Getting metal fabrication documentation in order

Figure 1: A tote box with lift-out tray features a bifolding latched lid and a replaceable identity label.

Editor's Note: If you would like to download the 3D CAD files associated with this column, click here.

The tote box shown in Figure 1 has been the topic of discussion in previous episodes of this column, as an “apprentice project” in August (“CAD props prove useful in training, verifying, illustrating,”) and as a “cut-length BOM project” in September (“Avoiding mistakes while providing data for a BOM table,”).

In this episode we imagine that a review meeting has held forth that a tote box design has been approved. The approved features include the lift-out tray, the bifold hinged lids, the bale latch, the folding handle, and the plastic window for the identity card.

With the shape, size, and features finalized, the next stage in CAD effort is to produce drawings for fabrication. In this stage of the work, the methods of manufacture are to be finalized and presented along with the completed drawings for the next stage of review.

As we plan to prepare the drawings, we note the physical arrangement of components in this project. The tray is easy to lift and separate from the hinged box. The hinged lids are captive, not easily removed but easy to unlatch and swing open.

The tray requires welding for the walls and divider as well as a riveting for the handle. Likewise, the large hinged lid is both welded and riveted. Same with the small hinged lid.

The piano hinges are to be cut to length, deburred, and then separated by nondestructively knocking the pin loose from the leaves. All three parts are to be handled as a matched set while welding one leaf to a lid and the other leaf to the corresponding side of the box. When the welding is completed, the pin is reinstalled to complete the hinge installation.

Figure 2 shows the current state of the bill of materials (BOM) table for the project. The component’s product manufacturing information (PMI), such as material, thickness, and source, is displayed in the BOM table. Note that the cut length and width columns are legacy items from the previous episode. It is shop-specific for a BOM table to include this kind of data, but it is good to know that dimensional information—almost any information in the model, for that matter—can be linked for BOM table display.

In Figure 2, all components are at the same level. There are no subassemblies modeled in this project so far. That could be OK. Something like Figure 2 could be the first sheet of a multisheet drawing, showing all the details of the tote box. As with assembly instructions for a plastic model car, such a single-file documentation method would be handy when one person is making one of these on their own schedule.

In this scenario, we do not know when the various parts will be manufactured or assembled. Four kinds of fabrication documents are required: drawings for individual piece parts, drawings for weldments, drawings for riveting, and drawings for final assembly/operation. Unlike a step-by-step multisheet drawing, these fabrication drawings may not all travel together. They will get distributed wherever as needed.

Figure 2: The BOM for the tote box is flat—all components at the same level.
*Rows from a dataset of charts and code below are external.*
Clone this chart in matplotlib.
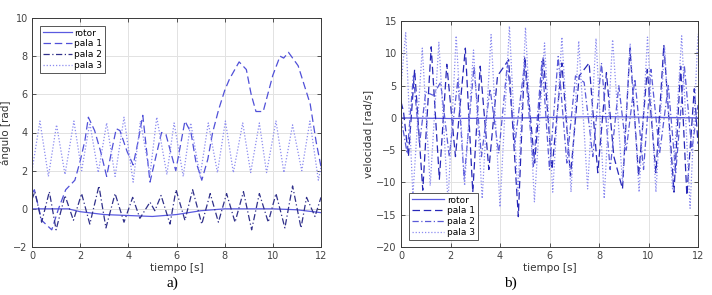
import matplotlib
matplotlib.use("Agg")
import matplotlib.pyplot as plt

# ---------------- data: panel a) angle ----------------
rotor_a_t = [0, 1.5, 2, 3, 4, 5, 6, 7, 8, 9, 10, 11, 12]
rotor_a_v = [0, 0, -0.15, -0.3, -0.35, -0.4, -0.3, -0.1, 0, 0, 0, -0.05, -0.2]

pala1_a_t = [0, 0.1, 0.4, 0.82, 1.1, 1.4, 1.78, 2.0, 2.2, 2.34, 2.6, 2.85, 3.1, 3.3, 3.5,
             3.65, 3.95, 4.2, 4.4, 4.6, 4.9, 5.1, 5.38, 5.56, 5.97, 6.35, 6.6, 6.8, 7.05,
             7.3, 7.5, 7.75, 8.0, 8.2, 8.6, 8.9, 9.1, 9.3, 9.6, 10.0, 10.3, 10.45, 10.65,
             11.05, 11.3, 11.55, 11.8, 12.0]
pala1_a_v = [0.8, 1.0, -0.6, -1.1, 0.0, 1.0, 1.5, 2.5, 3.6, 4.8, 4.1, 3.0, 1.7, 3.0, 4.2,
             4.1, 3.0, 2.3, 3.5, 4.9, 1.4, 2.5, 4.0, 3.9, 2.0, 4.6, 4.0, 2.5, 1.5,
             2.6, 4.0, 5.2, 6.2, 6.8, 7.7, 7.3, 6.0, 5.1, 5.1, 7.0, 8.0, 7.9, 8.2,
             7.5, 6.5, 5.5, 3.5, 2.2]

pala2_a_t = [0, 0.12, 0.4, 0.72, 1.0, 1.37, 1.72, 2.06, 2.4, 2.78, 3.07, 3.45, 3.82, 4.18,
             4.48, 4.9, 5.1, 5.36, 5.73, 5.98, 6.35, 6.67, 7.05, 7.4, 7.74, 8.08, 8.43,
             8.78, 9.12, 9.44, 9.81, 10.13, 10.5, 10.82, 11.17, 11.4, 11.75, 12.0]
pala2_a_v = [0.5, 0.9, -0.7, 0.9, -1.1, 0.7, -0.6, 0.8, -0.8, 1.2, -1.0, 0.8, -0.7, 0.6,
             -0.5, 0.35, -0.1, 0.7, -0.8, 1.0, -0.6, 1.0, -0.8, 0.8, -0.7, 0.8, -0.7,
             0.9, -1.1, 0.8, -0.7, 0.8, -1.0, 1.2, -1.0, 0.6, -0.4, 0.6]

pala3_a_t = [0, 0.33, 0.68, 1.02, 1.37, 1.74, 2.06, 2.4, 2.75, 3.1, 3.45, 3.82, 4.2, 4.5,
             4.9, 5.18, 5.6, 5.9, 6.28, 6.59, 6.98, 7.32, 7.7, 8.03, 8.36, 8.75, 9.08,
             9.44, 9.74, 10.13, 10.46, 10.82, 11.2, 11.54, 11.89, 12.0]
pala3_a_v = [2.0, 4.6, 1.7, 4.4, 1.8, 4.6, 2.0, 4.5, 1.9, 4.5, 1.7, 4.8, 1.4, 4.6,
             1.8, 4.8, 1.8, 4.5, 1.7, 4.5, 1.7, 4.5, 1.9, 4.6, 1.9, 4.5, 1.9,
             4.5, 1.9, 4.6, 1.9, 4.4, 2.0, 4.6, 1.5, 2.2]

# ---------------- data: panel b) velocity ----------------
rotor_b_t = [0, 2, 5, 8, 10, 12]
rotor_b_v = [0, -0.1, 0, 0.2, 0.1, 0]

pala1_b_t = [0, 0.1, 0.3, 0.55, 0.88, 1.22, 1.55, 1.85, 2.2, 2.6, 2.9, 3.2, 3.55, 3.9,
             4.35, 4.74, 5.0, 5.4, 5.75, 6.1, 6.5, 6.85, 7.2, 7.6, 7.95, 8.3, 8.6, 8.95,
             9.25, 9.6, 9.95, 10.3, 10.62, 11.03, 11.3, 11.55, 11.85, 12.0]
pala1_b_v = [2.5, 1.0, -6.0, 7.5, -11.2, 11.0, -9.5, 8.3, -6.0, 10.8, -11.5, 8.0, -8.0, 6.5,
             9.0, -15.3, 9.5, -7.0, 9.5, -8.0, 8.5, -9.0, 6.5, 8.5, -8.5, 7.0, -6.0, -11.0,
             10.8, -9.0, 7.5, -8.5, 11.3, -11.5, 8.0, -12.0, 4.5, -4.0]

pala2_b_t = [0, 0.25, 0.5, 0.75, 1.0, 1.3, 1.6, 1.95, 2.3, 2.55, 2.95, 3.25, 3.6, 3.95,
             4.3, 4.6, 5.0, 5.35, 5.7, 6.0, 6.35, 6.7, 7.05, 7.4, 7.75, 8.1, 8.45, 8.8,
             9.1, 9.45, 9.8, 10.1, 10.45, 10.8, 11.1, 11.45, 11.75, 12.0]
pala2_b_v = [0.0, -5.5, 6.5, -4.0, 4.0, 3.5, 5.5, -6.0, 6.0, -9.5, 8.0, -6.0, 4.5, -5.5,
             8.5, -4.0, 8.5, -7.5, 9.0, -8.0, 9.5, -7.0, 6.5, 5.5, -6.0, 8.5, -8.0, 5.0,
             -5.0, 6.0, -8.0, 7.5, -5.5, 5.0, -8.5, 8.0, -5.0, 2.0]

pala3_b_t = [0, 0.19, 0.48, 0.86, 1.18, 1.53, 1.9, 2.23, 2.57, 2.93, 3.28, 3.64, 4.0, 4.38,
             4.72, 5.03, 5.39, 5.8, 6.13, 6.5, 6.87, 7.18, 7.54, 7.88, 8.21, 8.55, 8.95,
             9.26, 9.62, 9.96, 10.3, 10.65, 10.97, 11.34, 11.68, 12.0]
pala3_b_v = [5.0, 13.2, -12.0, 10.8, -10.5, 11.7, -13.0, 12.7, -10.5, 10.5, -12.5, 12.9, -13.8, 14.2,
             -12.0, 14.0, -13.0, 11.6, -11.5, 12.5, -11.5, 11.9, -11.0, 12.3, -12.5, 12.1, -10.0,
             11.5, -11.5, 12.5, -11.5, 11.0, -11.0, 12.7, -14.0, 13.0]

labels = ["rotor", "pala 1", "pala 2", "pala 3"]

# ---------------- figure ----------------
fig = plt.figure(figsize=(7.12, 2.95), dpi=100)
fig.patch.set_facecolor("white")

axA = fig.add_axes([32/712, 1-247/295, (321-32)/712, (247-18)/295])
axB = fig.add_axes([401/712, 1-247/295, (698-401)/712, (247-21)/295])

c_rotor = "#5a5ae0"
c_p1a = "#5050d8"
c_p2a = "#30308a"
c_p3 = "#8c8cf0"
c_p1b = "#2828b8"
c_p2b = "#5a5ad8"

lw = 0.9
axA.plot(rotor_a_t, rotor_a_v, color=c_rotor, lw=lw, ls="-", label=labels[0])
axA.plot(pala1_a_t, pala1_a_v, color=c_p1a, lw=lw, ls=(0, (6, 3)), label=labels[1])
axA.plot(pala2_a_t, pala2_a_v, color=c_p2a, lw=lw, ls=(0, (5, 2, 1, 2)), label=labels[2])
axA.plot(pala3_a_t, pala3_a_v, color=c_p3, lw=lw, ls=(0, (1, 1.5)), label=labels[3])

axB.plot(rotor_b_t, rotor_b_v, color=c_rotor, lw=lw, ls="-", label=labels[0])
axB.plot(pala1_b_t, pala1_b_v, color=c_p1b, lw=lw, ls=(0, (6, 3)), label=labels[1])
axB.plot(pala2_b_t, pala2_b_v, color=c_p2b, lw=lw, ls=(0, (5, 2, 1, 2)), label=labels[2])
axB.plot(pala3_b_t, pala3_b_v, color=c_p3, lw=lw, ls=(0, (1, 1.5)), label=labels[3])

for ax, ylim, yticks, ylabel in [
        (axA, (-2, 10), range(-2, 11, 2), "ángulo [rad]"),
        (axB, (-20, 15), range(-20, 16, 5), "velocidad [rad/s]")]:
    ax.set_xlim(0, 12)
    ax.set_ylim(*ylim)
    ax.set_xticks(range(0, 13, 2))
    ax.set_yticks(list(yticks))
    ax.grid(True, color="#e2e2e2", lw=0.7)
    ax.set_axisbelow(True)
    for s in ax.spines.values():
        s.set_color("#3a3a3a")
        s.set_linewidth(0.7)
    ax.tick_params(direction="in", length=3, width=0.6, color="#3a3a3a",
                   labelsize=7, labelcolor="#444444", top=True, right=True, pad=3)
    ax.set_xlabel("tiempo [s]", fontsize=7.5, color="#333333", labelpad=1)
    ax.set_ylabel(ylabel, fontsize=7.5, color="#333333", labelpad=2)

legA = axA.legend(loc="upper left", fontsize=6.5, frameon=True, fancybox=False,
                  edgecolor="#555555", framealpha=1, handlelength=3.2,
                  borderpad=0.3, labelspacing=0.2, handletextpad=0.3,
                  bbox_to_anchor=(0.012, 0.985))
legA.get_frame().set_linewidth(0.7)
legB = axB.legend(loc="lower left", fontsize=6.5, frameon=True, fancybox=False,
                  edgecolor="#555555", framealpha=1, handlelength=3.6,
                  borderpad=0.3, labelspacing=0.2, handletextpad=0.3,
                  bbox_to_anchor=(0.012, 0.012))
legB.get_frame().set_linewidth(0.7)

fig.text(172/712, 1-283/295, "a)", fontsize=11, family="Liberation Serif",
         ha="center", va="center")
fig.text(510/712, 1-283/295, "b)", fontsize=11, family="Liberation Serif",
         ha="center", va="center")

fig.savefig("out.png", dpi=100)
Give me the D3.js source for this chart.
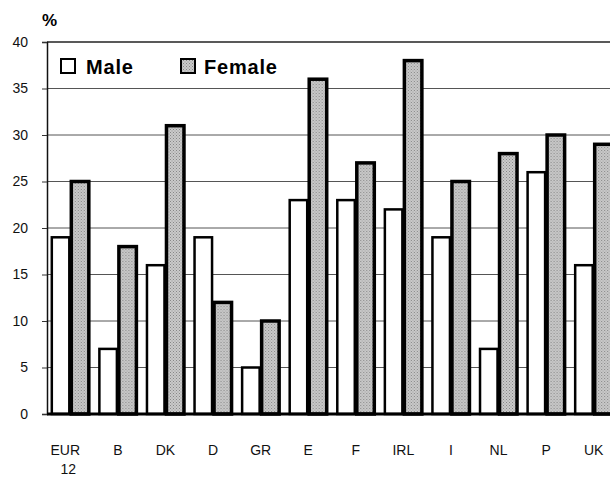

There are no subassemblies. This is not realistic and makes it difficult to produce good drawings. The yellow items should all be organized into a single subassembly. Likewise, the parts for the big hinged lid—the cyan items—should be in a subassembly.

As preparation for satisfying the documentation goals, the assembly must be restructured. Subassemblies need to be created to show items that are welded together. Also, subassemblies need to show rivets attaching hardware to weldments. This (improved) hierarchy of components in the model also results in a more realistic virtual prototype.

During the initial modeling, by habit the author organized the components into folders in the Feature Manager—see Figure 3A. Such folders help with locating items by reducing clutter. In Figure 3B the folder named FRAME has been selected. That folder selection in turn selects all components in the folder. Because of the author’s effort, these are all the parts specific to the frame.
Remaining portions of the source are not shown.